Andrew Chamblee

No. 74 – SMU Mustangs
- Position: Offensive tackle
- Class: Redshirt Senior

Personal information
- Born: July 17, 2004 (age 22)
- Listed height: 6 ft 6 in (1.98 m)
- Listed weight: 308 lb (140 kg)

Career information
- High school: Maumelle (Maumelle, Arkansas)
- College: Arkansas (2022–2023); SMU (2024–present);

Awards and highlights
- SEC All-Freshman Team (2023);
- Stats at ESPN

= Andrew Chamblee =

American football player (born 2004)

Andrew Chamblee (born July 17, 2004) is an American college football offensive tackle for the SMU Mustangs. He previously played for the Arkansas Razorbacks.

==Early life==
Chamblee attended Maumelle High School in Maumelle, Arkansas, where he recorded 22.5 pancake blocks as a senior. He was selected to play in the All-American Bowl in San Antonio, Texas.
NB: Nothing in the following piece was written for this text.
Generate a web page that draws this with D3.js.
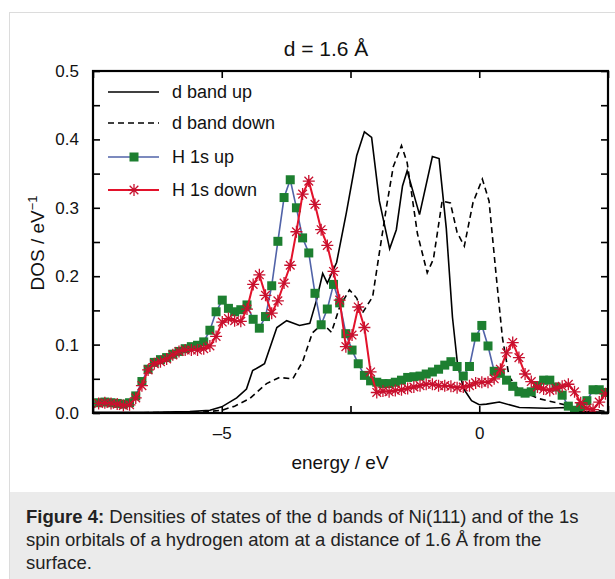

Chamblee was rated as a four-star recruit, the 33rd tackle, and the 4th best player in the state of Arkansas in the class of 2022. Chamblee committed to play college football for the Arkansas Razorbacks. He also held offers from schools such as Arkansas, Virginia Tech, Tennessee, Mississippi State, TCU, Missouri, Kansas.

==College career==
=== Arkansas ===
Chamblee took a redshirt in 2022. In 2023, he played in all 12 games while making eight starts for the Razorbacks, earning Southeastern Conference (SEC) all-freshman team honors. After the conclusion of the 2023 season, Chamblee entered his name into the NCAA transfer portal.

=== SMU ===
Chamblee transferred to play for the SMU Mustangs.

==Personal life==
His father, Jonathan, served 26 years in the U.S. Army.